VoIM: Instant Messaging Programs Are Latest to Offer Voice

By Erika D. Smith snipped-for-privacy@indystar.com

So you heard you can make long-distance phone calls for pennies instead of dollars. And you heard it has to do with something called VoIP.

You're right.

VoIP, or voice-over Internet Protocol, is a technology that routes calls over the Internet for a fraction of what you're paying now. All you need is a high-speed Web connection.

But now there's a way to make those same calls for free. It's called VoIM, or voice-over instant messaging.

Companies including Skype, Google, Yahoo!, AOL, ICQ and MSN offer this computer-to-computer calling as part of their instant messaging programs. Subscribers log on to their chosen program, and have a conversation with others using the same program. Users will need a microphone for their computer, speakers and sometimes a Webcam.

VoIM is really a spinoff of traditional VoIP, which works a bit differently.

VoIP subscribers use their own high-speed modem, plus an adapter to route calls over the Internet. Any regular telephone will work with VoIP, and Vonage is the most popular provider.

In general, traditional VoIP and VoIM are similar only in that both break voice calls into data packets and route them over the Internet.

The method is much cheaper than the traditional circuit-switched phone system. And the prices for voice-over services reflect that.

Consumers are responding.

For now, the United States has 2.5 million to 4 million VoIP subscribers. Some say that number will grow to 17 million by 2008. At the same time, the number of traditional phone lines, now about 120 million households, is declining rapidly.

"I think the biggest driver of this technology right now is price," said Joe Porus, vice president and chief architect for technology research practice at Harris Interactive. "On the flip side, it's a hard sell to the masses. This is not your father's telephone."

Still, the voice-over industry has gotten really crowded, really fast. This is especially true for VoIM.

Last month, Google Inc. rolled out a new instant messaging program with voice service. It's designed to compete with similar services from Yahoo! and MSN. Also, Microsoft Corp. acquired Teleo Inc., a startup that makes software specializing in Web calls.

And then there's Skype, which eBay Inc. agreed to buy on Monday for $2.6 billion.

Skype already has more than 50 million registered users worldwide, including more than 2 million who pay for its premium services, such as voice mail. In 2004, the company generated about $7 million in revenue. It's projecting $60 million this year.

Plainfield-based Brightpoint Inc. was confident about Skype's prospects even before eBay got involved. The company became a distributor of Skype software and products in August.

"Their success has been incredible," said Brightpoint's chairman and CEO, Robert Laikin.

The question is whether that success will continue now that consumers have alternatives, such as Google Talk.

Skype, which is the market leader, says most of its subscribers are business users. Other instant messaging programs are targeted to the masses.

That may be an advantage since about twice as many business users know what VoIP is than consumers, according to a Harris Interactive poll.

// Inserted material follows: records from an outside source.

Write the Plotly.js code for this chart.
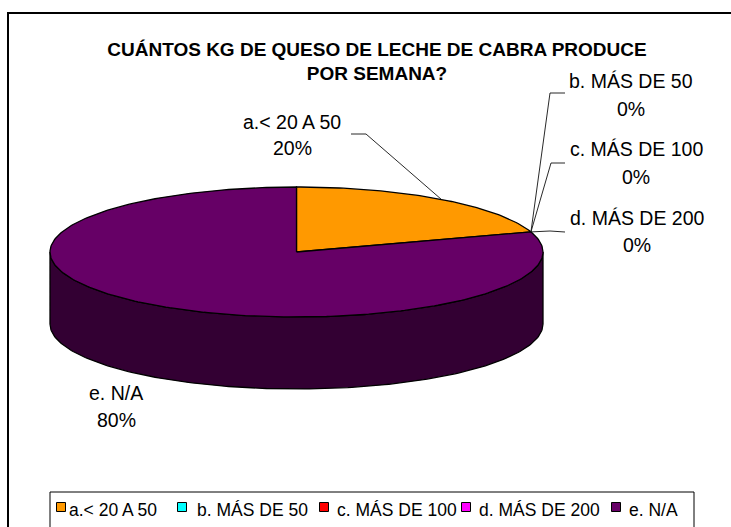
<!DOCTYPE html>
<html>
<head>
<meta charset="utf-8">
<script src="https://cdn.plot.ly/plotly-3.0.1.min.js"></script>
<style>html,body{margin:0;padding:0;background:#fff;}</style>
</head>
<body>
<div id="chart" style="width:731px;height:527px;"></div>
<script>
// ---- data ----
const categories = ['a.< 20 A 50', 'b. MÁS DE 50', 'c. MÁS DE 100', 'd. MÁS DE 200', 'e. N/A'];
const values = [20, 0, 0, 0, 80];
const colors = ['#FF9900', '#00FFFF', '#FF0000', '#FF00FF', '#660066'];
const titleText = 'CUÁNTOS KG DE QUESO DE LECHE DE CABRA PRODUCE<br>POR SEMANA?';

// ---- layout geometry (pixel units of the hidden axes) ----
const FONT = 'Liberation Sans, Arial, sans-serif';
const CX = 296.5, CY = 252, RX = 246.5, RY = 65, DEPTH = 72;
// label placement: center x, line1 y, line2 y, leader elbow points
const labelLayout = [
  {x: 292, y1: 122, y2: 148, elbow: [[351, 134], [366, 134]]},
  {x: 631, y1: 81,  y2: 109, elbow: [[565, 93], [550, 93]]},
  {x: 636, y1: 149, y2: 177, elbow: [[565, 163], [551, 163]]},
  {x: 637, y1: 218, y2: 245, elbow: [[565, 232], [550, 231]]},
  {x: 116, y1: 393, y2: 420, elbow: null}
];
// legend placement: square center x, text start x
const legendSq = [61, 182, 324, 466, 616];
const legendTx = [67, 195, 335, 477, 627];
const LEG_SQ_Y = 507, LEG_TX_Y = 510, SQ = 9;

const total = values.reduce((a, b) => a + b, 0);
function pt(deg, drop) {
  const r = deg * Math.PI / 180;
  return [CX + RX * Math.sin(r), CY - RY * Math.cos(r) + (drop || 0)];
}
function darker(hex) {
  const n = parseInt(hex.slice(1), 16);
  const r = (n >> 16) & 255, g = (n >> 8) & 255, b = n & 255;
  const h = v => Math.round(v / 2).toString(16).padStart(2, '0');
  return '#' + h(r) + h(g) + h(b);
}

let acc = 0;
const slices = values.map((v, i) => {
  const a0 = acc / total * 360; acc += v; const a1 = acc / total * 360;
  return {i, a0, a1, mid: (a0 + a1) / 2};
});

const traces = [];
// side walls (front half only)
slices.forEach(s => {
  const lo = Math.max(s.a0, 90), hi = Math.min(s.a1, 270);
  if (hi <= lo) return;
  const xs = [], ys = [];
  for (let d = lo; d <= hi + 1e-9; d += 1) { const p = pt(d); xs.push(p[0]); ys.push(p[1]); }
  for (let d = hi; d >= lo - 1e-9; d -= 1) { const p = pt(d, DEPTH); xs.push(p[0]); ys.push(p[1]); }
  xs.push(xs[0]); ys.push(ys[0]);
  traces.push({type: 'scatter', mode: 'lines', x: xs, y: ys, fill: 'toself',
    fillcolor: darker(colors[s.i]), line: {color: '#000', width: 1.3},
    hoverinfo: 'skip', showlegend: false});
});
// top faces
slices.forEach(s => {
  if (s.a1 <= s.a0) return;
  const xs = [CX], ys = [CY];
  const steps = Math.max(2, Math.ceil(s.a1 - s.a0));
  for (let k = 0; k <= steps; k++) {
    const p = pt(s.a0 + (s.a1 - s.a0) * k / steps); xs.push(p[0]); ys.push(p[1]);
  }
  xs.push(CX); ys.push(CY);
  traces.push({type: 'scatter', mode: 'lines', x: xs, y: ys, fill: 'toself',
    fillcolor: colors[s.i], line: {color: '#000', width: 1.3},
    name: categories[s.i], hoverinfo: 'skip', showlegend: false});
});
// leader lines
slices.forEach(s => {
  const L = labelLayout[s.i];
  if (!L.elbow) return;
  const edge = pt(s.mid);
  traces.push({type: 'scatter', mode: 'lines',
    x: [L.elbow[0][0], L.elbow[1][0], edge[0]],
    y: [L.elbow[0][1], L.elbow[1][1], edge[1]],
    line: {color: '#111', width: 0.9}, hoverinfo: 'skip', showlegend: false});
});

const annotations = [];
const shapes = [];
categories.forEach((c, i) => {
  const L = labelLayout[i];
  const pct = Math.round(values[i] / total * 100) + '%';
  annotations.push({x: L.x, y: L.y1, xref: 'x', yref: 'y', text: c, showarrow: false,
    xanchor: 'center', yanchor: 'middle', font: {family: FONT, size: 19.5, color: '#000'}});
  annotations.push({x: L.x, y: L.y2, xref: 'x', yref: 'y', text: pct, showarrow: false,
    xanchor: 'center', yanchor: 'middle', font: {family: FONT, size: 19.5, color: '#000'}});
  // legend entry
  shapes.push({type: 'rect', xref: 'x', yref: 'y',
    x0: legendSq[i] - SQ / 2, x1: legendSq[i] + SQ / 2, y0: LEG_SQ_Y - SQ / 2, y1: LEG_SQ_Y + SQ / 2,
    fillcolor: colors[i], line: {color: '#000', width: 1}});
  annotations.push({x: legendTx[i], y: LEG_TX_Y, xref: 'x', yref: 'y', text: c, showarrow: false,
    xanchor: 'left', yanchor: 'middle', font: {family: FONT, size: 17.5, color: '#000'}});
});
// chart frame and legend frame
shapes.push({type: 'rect', xref: 'x', yref: 'y', x0: 8, y0: 13, x1: 760, y1: 560,
  line: {color: '#000', width: 2}, fillcolor: 'rgba(0,0,0,0)', layer: 'below'});
shapes.push({type: 'rect', xref: 'x', yref: 'y', x0: 50, y0: 492, x1: 694, y1: 560,
  line: {color: '#000', width: 1}, fillcolor: 'rgba(0,0,0,0)'});

const layout = {
  width: 731, height: 527,
  margin: {l: 0, r: 0, t: 0, b: 0},
  paper_bgcolor: '#fff', plot_bgcolor: '#fff',
  showlegend: false, hovermode: false,
  title: {text: '<b>' + titleText + '</b>', font: {family: FONT, size: 19, color: '#000'},
    x: 377 / 731, xref: 'container', xanchor: 'center',
    y: 1 - 55.5 / 527, yref: 'container', yanchor: 'middle'},
  xaxis: {range: [0, 731], visible: false, fixedrange: true},
  yaxis: {range: [527, 0], visible: false, fixedrange: true},
  annotations: annotations,
  shapes: shapes
};
Plotly.newPlot('chart', traces, layout, {displayModeBar: false, staticPlot: true});
</script>
</body>
</html>
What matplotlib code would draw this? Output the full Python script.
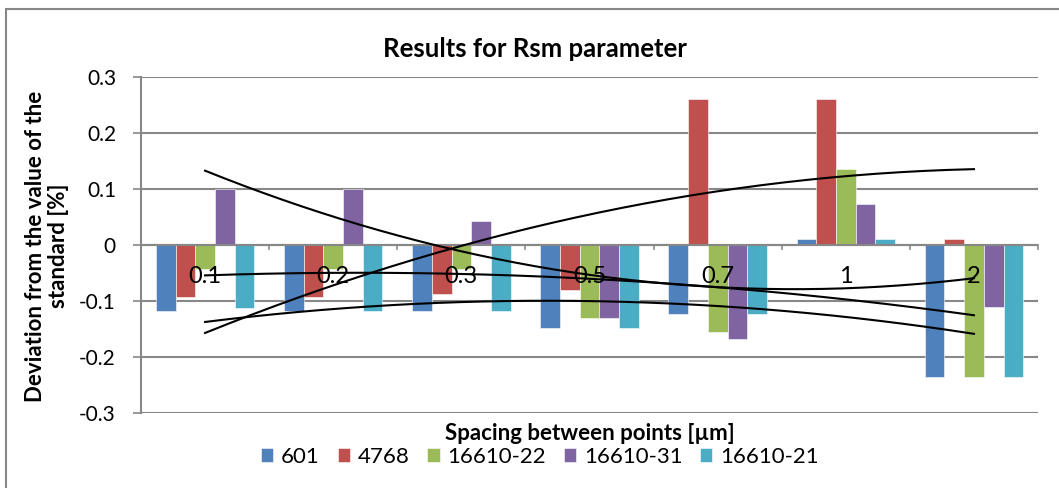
import numpy as np
import matplotlib
matplotlib.use("Agg")
import matplotlib.pyplot as plt
from matplotlib.patches import Rectangle

# ================= data =================
categories = ["0.1", "0.2", "0.3", "0.5", "0.7", "1", "2"]
series_names = ["601", "4768", "16610-22", "16610-31", "16610-21"]
s601 = [-0.118, -0.118, -0.118, -0.148, -0.124, 0.011, -0.235]
s4768 = [-0.093, -0.093, -0.087, -0.080, 0.260, 0.260, 0.011]
s16610_22 = [-0.043, -0.043, -0.043, -0.130, -0.155, 0.135, -0.235]
s16610_31 = [0.100, 0.100, 0.042, -0.130, -0.167, 0.073, -0.111]
s16610_21 = [-0.112, -0.118, -0.118, -0.148, -0.124, 0.011, -0.235]
colors = ["#4F81BD", "#C0504D", "#9BBB59", "#8064A2", "#4BACC6"]

all_series = [s601, s4768, s16610_22, s16610_31, s16610_21]
trend_series = [s601, s4768, s16610_22, s16610_31]  # 16610-21 has no trendline

plt.rcParams['font.family'] = ['Lato', 'DejaVu Sans']
grey = "#878787"

fig = plt.figure(figsize=(10.59, 4.88), dpi=100)
# outer chart border (cropped on right and bottom)
fig.patches.append(Rectangle((6 / 1059, -0.1), 1.2, (488 - 9) / 488 + 0.1,
                             transform=fig.transFigure, fill=False,
                             edgecolor=grey, linewidth=1.5))

ax = fig.add_axes([141 / 1059, 75 / 488, (1038 - 141) / 1059, (413 - 77) / 488])

x = np.arange(1, len(categories) + 1)
n = len(all_series)
bw = 1 / (n + 1.5)
for i, (vals, col, name) in enumerate(zip(all_series, colors, series_names)):
    offs = (i - (n - 1) / 2) * bw
    ax.bar(x + offs, vals, width=bw, color=col, edgecolor="white",
           linewidth=0.4, label=name, zorder=2)

# polynomial trendlines (order 2), as Excel draws them
xs = np.linspace(1, len(categories), 200)
for vals in trend_series:
    coef = np.polyfit(x, vals, 2)
    ax.plot(xs, np.polyval(coef, xs), color="black", linewidth=1.5, zorder=4)

ax.set_xlim(0.5, len(categories) + 0.5)
ax.set_ylim(-0.3, 0.3)
ax.set_yticks([-0.3, -0.2, -0.1, 0, 0.1, 0.2, 0.3])
ax.set_yticklabels(["-0.3", "-0.2", "-0.1", "0", "0.1", "0.2", "0.3"], fontsize=15)
ax.yaxis.grid(True, color=grey, linewidth=1.5, zorder=0)
ax.set_axisbelow(True)
ax.tick_params(axis="y", length=6, width=1.2, color=grey, pad=12)

for sp in ["top", "right", "bottom"]:
    ax.spines[sp].set_visible(False)
ax.spines["left"].set_color(grey)
ax.spines["left"].set_linewidth(1.5)

# category axis at zero
ax.axhline(0, color=grey, linewidth=1.5, zorder=3)
ax.set_xticks([])
for b in np.arange(0.5, len(categories) + 1, 1):
    ax.plot([b, b], [0, -0.008], color=grey, linewidth=1.2, zorder=3, clip_on=False)
for xi, lab in zip(x, categories):
    ax.text(xi, -0.056, lab, ha="center", va="center", fontsize=17, zorder=5)

fig.text(535 / 1059, 1 - 49 / 488, "Results for Rsm parameter", ha="center",
         va="center", fontsize=18.5, fontweight="bold")
fig.text(47 / 1059, 1 - 246 / 488, "Deviation from the value of the\nstandard [%]",
         rotation=90, ha="center", va="center", fontsize=16, fontweight="bold",
         linespacing=1.1)
fig.text(590 / 1059, 1 - 433 / 488, "Spacing between points [µm]", ha="center",
         va="center", fontsize=16, fontweight="bold")

fig.legend(loc="center", bbox_to_anchor=(540 / 1059, 1 - 457 / 488), ncol=5,
           frameon=False, fontsize=16, handlelength=0.55, handleheight=0.55,
           handletextpad=0.35, columnspacing=0.8)

fig.savefig("out.png", dpi=100)
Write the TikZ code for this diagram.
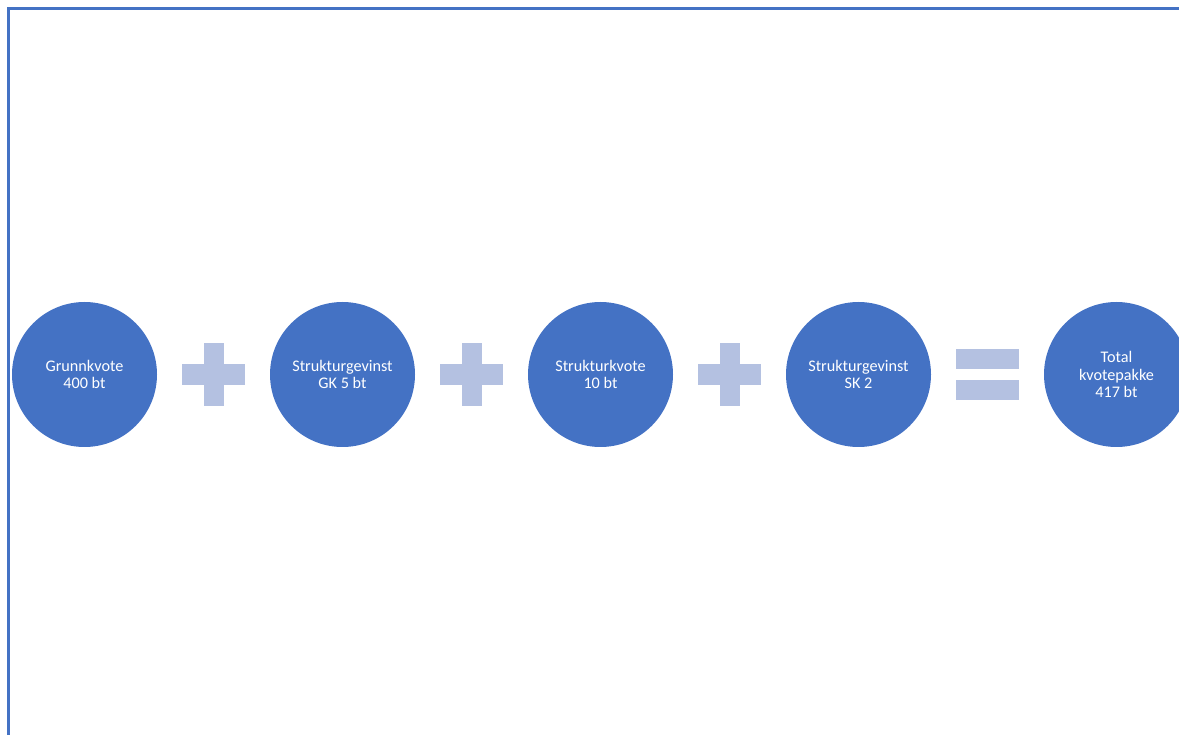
\documentclass[tikz,border=0pt]{standalone}
\usepackage{fontspec}
\setmainfont{Carlito}
\definecolor{accent}{HTML}{4472C4}
\definecolor{opcol}{HTML}{B4C1E1}
\begin{document}
\begin{tikzpicture}[x=1pt,y=-1pt,
  bubble/.style={circle,fill=accent,minimum size=145pt,inner sep=0pt,
    text=white,align=center,font=\fontsize{16.2}{17.5}\selectfont},
  opfill/.style={fill=opcol,draw=none}]
\useasboundingbox (0,0) rectangle (1179,735);
\clip (0,0) rectangle (1179,735);
% frame
\draw[accent,line width=2.2pt] (8.5,736) -- (8.5,8.5) -- (1180,8.5);
% circles
\node[bubble] (c1) at (84.5,374.5) {Grunnkvote\\400 bt};
\node[bubble] (c2) at (342.5,374.5) {Strukturgevinst\\GK 5 bt};
\node[bubble] (c3) at (600.5,374.5) {Strukturkvote\\10 bt};
\node[bubble] (c4) at (858.5,374.5) {Strukturgevinst\\SK 2};
\node[bubble] (c5) at (1116.5,374.5) {Total\\kvotepakke\\417 bt};
% plus signs
\foreach \cx in {213.5,471.5,729.5}{
  \fill[opfill] (\cx-31.5,364) rectangle (\cx+31.5,385);
  \fill[opfill] (\cx-10,343) rectangle (\cx+10,406);
}
% equals sign
\fill[opfill] (956,349.3) rectangle (1019,369.3);
\fill[opfill] (956,380) rectangle (1019,400);
\end{tikzpicture}
\end{document}
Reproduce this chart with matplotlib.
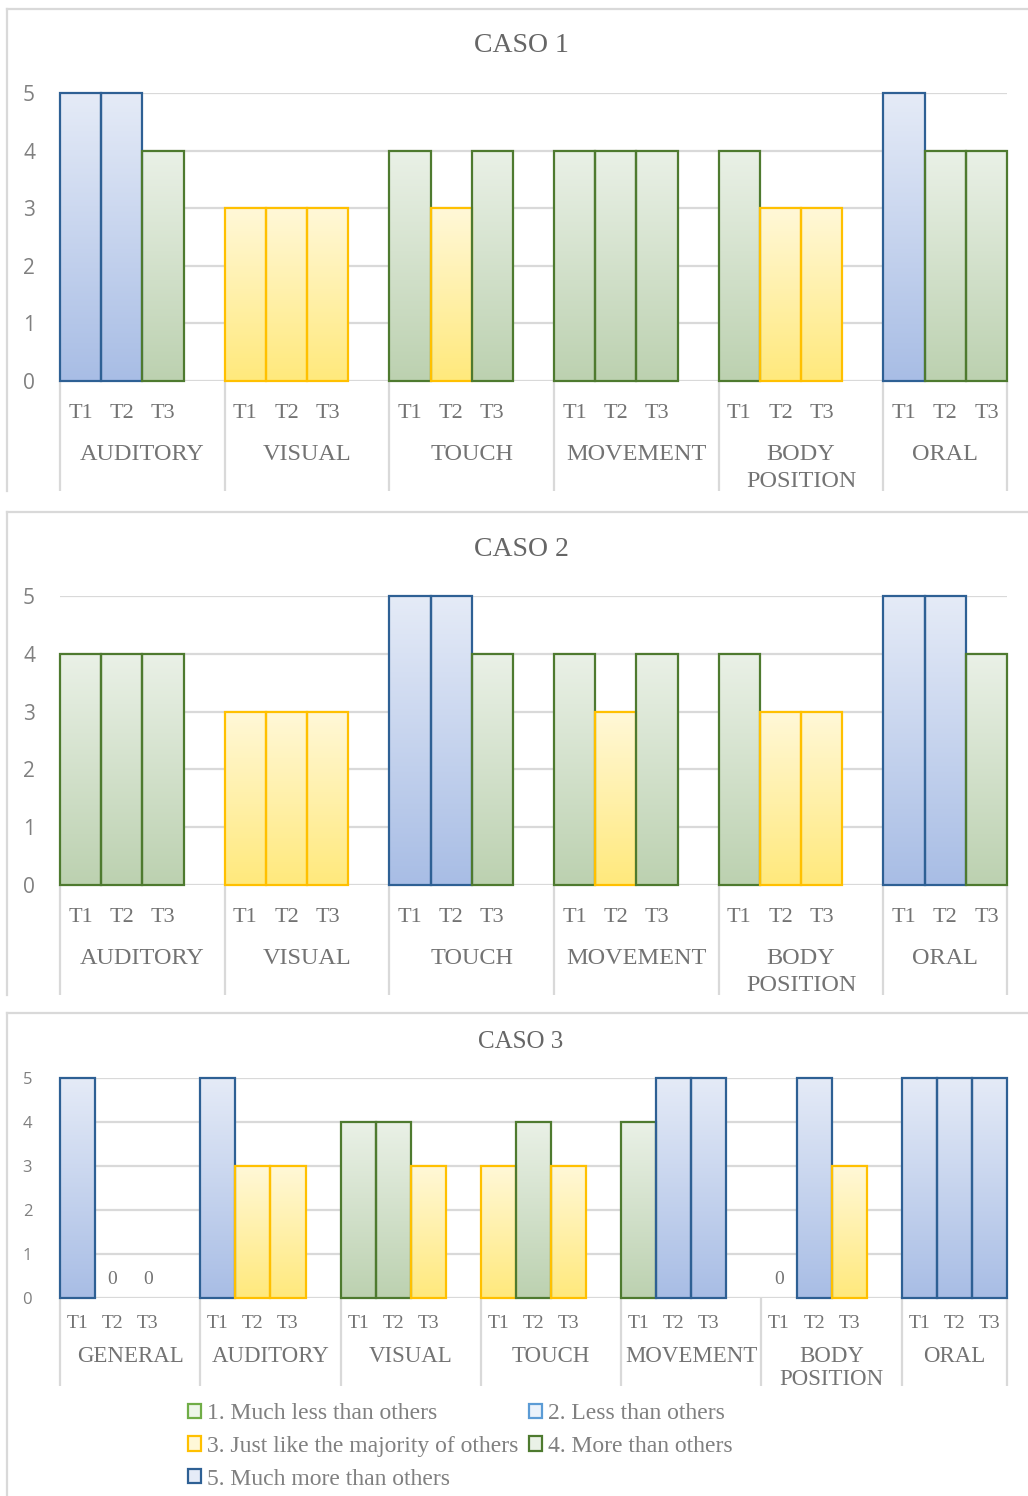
import numpy as np
import matplotlib
matplotlib.use("Agg")
import matplotlib.pyplot as plt
from matplotlib.patches import Patch
from matplotlib.lines import Line2D
from matplotlib.colors import LinearSegmentedColormap

W, H, DPI = 1028, 1496, 100

times = ["T1", "T2", "T3"]

caso1_categories = ["AUDITORY", "VISUAL", "TOUCH", "MOVEMENT", "BODY\nPOSITION", "ORAL"]
caso1_t1 = [5, 3, 4, 4, 4, 5]
caso1_t2 = [5, 3, 3, 4, 3, 4]
caso1_t3 = [4, 3, 4, 4, 3, 4]

caso2_categories = ["AUDITORY", "VISUAL", "TOUCH", "MOVEMENT", "BODY\nPOSITION", "ORAL"]
caso2_t1 = [4, 3, 5, 4, 4, 5]
caso2_t2 = [4, 3, 5, 3, 3, 5]
caso2_t3 = [4, 3, 4, 4, 3, 4]

caso3_categories = ["GENERAL", "AUDITORY", "VISUAL", "TOUCH", "MOVEMENT", "BODY\nPOSITION", "ORAL"]
caso3_t1 = [5, 5, 4, 3, 4, 0, 5]
caso3_t2 = [0, 3, 4, 4, 5, 5, 5]
caso3_t3 = [0, 3, 3, 3, 5, 3, 5]

scale_labels = [
    "1. Much less than others",
    "2. Less than others",
    "3. Just like the majority of others",
    "4. More than others",
    "5. Much more than others",
]

# level -> (edge colour, gradient top, gradient bottom)
LEVEL_STYLE = {
    1: ("#70AD47", "#EEF6EA", "#CFE6C2"),
    2: ("#5B9BD5", "#EAF2FB", "#BDD7EE"),
    3: ("#FFC000", "#FFF8D8", "#FFE97C"),
    4: ("#4E7A2F", "#EAF1E7", "#BCD1B0"),
    5: ("#2E6094", "#E5EBF7", "#A8BDE5"),
}

SERIF = "Liberation Serif"
SANS = "Open Sans"
GRID = "#D9D9D9"
TXT = "#737373"

fig = plt.figure(figsize=(W / DPI, H / DPI), dpi=DPI)
fig.patch.set_facecolor("white")


def fx(x):
    return x / W


def fy(y):
    return 1 - y / H


def draw_panel(title, cats, t1, t2, t3, lay):
    y0, y5 = lay["y0"], lay["y5"]
    hpx = y0 - y5
    ax = fig.add_axes([fx(60), fy(y0), 947 / W, hpx / H])
    n = len(cats)
    xmax = 4 * (n - 1) + 3
    values = np.column_stack([t1, t2, t3])

    # gradient fills, one per bar
    for i in range(n):
        for j in range(3):
            v = int(values[i, j])
            if v > 0:
                _, top, bottom = LEVEL_STYLE[v]
                cmap = LinearSegmentedColormap.from_list("g", [top, bottom])
                grad = np.linspace(0, 1, 256)[:, None]
                ax.imshow(grad, extent=(4 * i + j, 4 * i + j + 1, 0, v), cmap=cmap,
                          aspect="auto", origin="upper", zorder=1, interpolation="bilinear")

    # bar outlines
    for j, series in enumerate([t1, t2, t3]):
        xs = [4 * i + j for i in range(n)]
        edges = [LEVEL_STYLE[v][0] if v > 0 else "none" for v in series]
        ax.bar(xs, series, width=1, align="edge", facecolor="none", edgecolor=edges,
               linewidth=1.6, zorder=3, clip_on=False)
        for x, v in zip(xs, series):
            if v == 0:
                ax.annotate("0", (x + 0.5, 0), xytext=(0, lay["zero_off"]),
                            textcoords="offset points", ha="center", va="center",
                            fontsize=lay["zero_fs"], family=SERIF, color=TXT)

    ax.set_xlim(0, xmax)
    ax.set_ylim(0, 5)
    ax.set_yticks(range(6))
    ax.set_xticks([])
    ax.yaxis.grid(True, color=GRID, linewidth=1.6, zorder=0)
    ax.set_axisbelow(True)
    for s in ax.spines.values():
        s.set_visible(False)
    ax.tick_params(axis="y", length=0, pad=lay["ypad"], labelsize=lay["yfs"],
                   labelcolor="#808080")
    for lab in ax.get_yticklabels():
        lab.set_family(SANS)

    # category separators below the axis
    seps = [4 * i for i in range(n)] + [xmax]
    sep_frac = (lay["sep_bottom"] - y0) / hpx
    ax.vlines(seps, -sep_frac, 0, transform=ax.get_xaxis_transform(), colors=GRID,
              linewidth=1.6, clip_on=False, zorder=0)

    # time labels and category labels
    tfrac = -(lay["tick_y"] - y0) / hpx
    cfrac = -(lay["cat_y"] - y0) / hpx
    for i in range(n):
        for j in range(3):
            ax.text(4 * i + j + 0.5, tfrac, times[j], transform=ax.get_xaxis_transform(),
                    ha="center", va="center", fontsize=lay["tfs"], family=SERIF, color=TXT)
        cx = (seps[i] + seps[i + 1]) / 2
        ax.text(cx, cfrac, cats[i], transform=ax.get_xaxis_transform(), ha="center",
                va="top", fontsize=lay["cfs"], family=SERIF, color=TXT,
                linespacing=lay["cls"])

    # title
    fig.text(fx(521), fy(lay["title_y"]), title, ha="center", va="center",
             fontsize=lay["title_fs"], family=SERIF, color="#666666")

    # panel frame (top and left edges)
    fig.add_artist(Line2D([fx(7), 1.0], [fy(lay["frame_top"])] * 2,
                          transform=fig.transFigure, color=GRID, linewidth=1.6))
    fig.add_artist(Line2D([fx(7), fx(7)], [fy(lay["frame_top"]), fy(lay["frame_bottom"])],
                          transform=fig.transFigure, color=GRID, linewidth=1.6))
    return ax


lay1 = dict(y0=381, y5=93, tick_y=413, cat_y=444, cls=1.38, sep_bottom=491,
            title_y=46, frame_top=9, frame_bottom=491, tfs=16, cfs=17.5, yfs=15,
            ypad=18, title_fs=20, zero_off=14, zero_fs=14)
lay2 = dict(y0=885, y5=596, tick_y=917, cat_y=948, cls=1.38, sep_bottom=995,
            title_y=549, frame_top=512, frame_bottom=995, tfs=16, cfs=17.5, yfs=15,
            ypad=18, title_fs=20, zero_off=14, zero_fs=14)
lay3 = dict(y0=1298, y5=1078, tick_y=1323, cat_y=1346, cls=1.12, sep_bottom=1386,
            title_y=1042, frame_top=1013, frame_bottom=1496, tfs=14, cfs=16.5, yfs=12,
            ypad=20, title_fs=18, zero_off=13, zero_fs=14)

draw_panel("CASO 1", caso1_categories, caso1_t1, caso1_t2, caso1_t3, lay1)
draw_panel("CASO 2", caso2_categories, caso2_t1, caso2_t2, caso2_t3, lay2)
draw_panel("CASO 3", caso3_categories, caso3_t1, caso3_t2, caso3_t3, lay3)

# legend, laid out row by row: 1 2 / 3 4 / 5
handles = []
for lvl in range(1, 6):
    edge, top, bottom = LEVEL_STYLE[lvl]
    handles.append(Patch(facecolor=top, edgecolor=edge, linewidth=1.6))
order = [0, 2, 4, 1, 3]
fig.legend([handles[k] for k in order], [scale_labels[k] for k in order],
           loc="upper left", bbox_to_anchor=(fx(188), fy(1403)), ncol=2, frameon=False,
           prop={"family": SERIF, "size": 17}, labelcolor="#808080",
           handlelength=0.55, handleheight=0.55, handletextpad=0.25,
           columnspacing=0.45, labelspacing=0.5, borderpad=0, borderaxespad=0)

fig.savefig("out.png", dpi=DPI, facecolor="white")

"People who are on Skype right now, will stay on Skype," Laikin said. "Once you have your community, in my opinion, you're not going to go to a Yahoo! or AOL and start an account."

But that can work both ways.

Yahoo! and others already have about 867 million subscribers, according to research firm The Radicati Group. That's expected to hit

1.2 billion by 2009.

"I think the advantage that Google and AOL have is that they already have a user base," said Jan Dawson, research director of the telecom research firm Ovum. "Not only am I a user, but my friends and family are all on the same IM platform. If I start introducing voice to that, I don't have to convince all of them to sign up."

The other hurdle that VoIM faces, regardless if it's Skype or Yahoo!, is the technology isn't exactly user-friendly.

Users are more or less tied to their computers. It's not like picking up the phone on your desk.

That's where Vonage, AT&T and other companies that offer traditional VoIP have an edge.

"For all the new-fangled things people like to talk about, the phone has been the phone for 100 years now," said Joe Laszlo, a senior analyst for Jupiter Research.

That's why Brightpoint has contracts to distribute Vonage and Skype products, Laikin said.

People will use each type of technology for a different purpose, analysts say.

VoIM, they say, will evolve as a compliment to traditional VoIP, not a substitute -- no matter the price.

"For the foreseeable future, the more a VoIP service resembles a traditional phone service, the more successful it will be," Dawson said.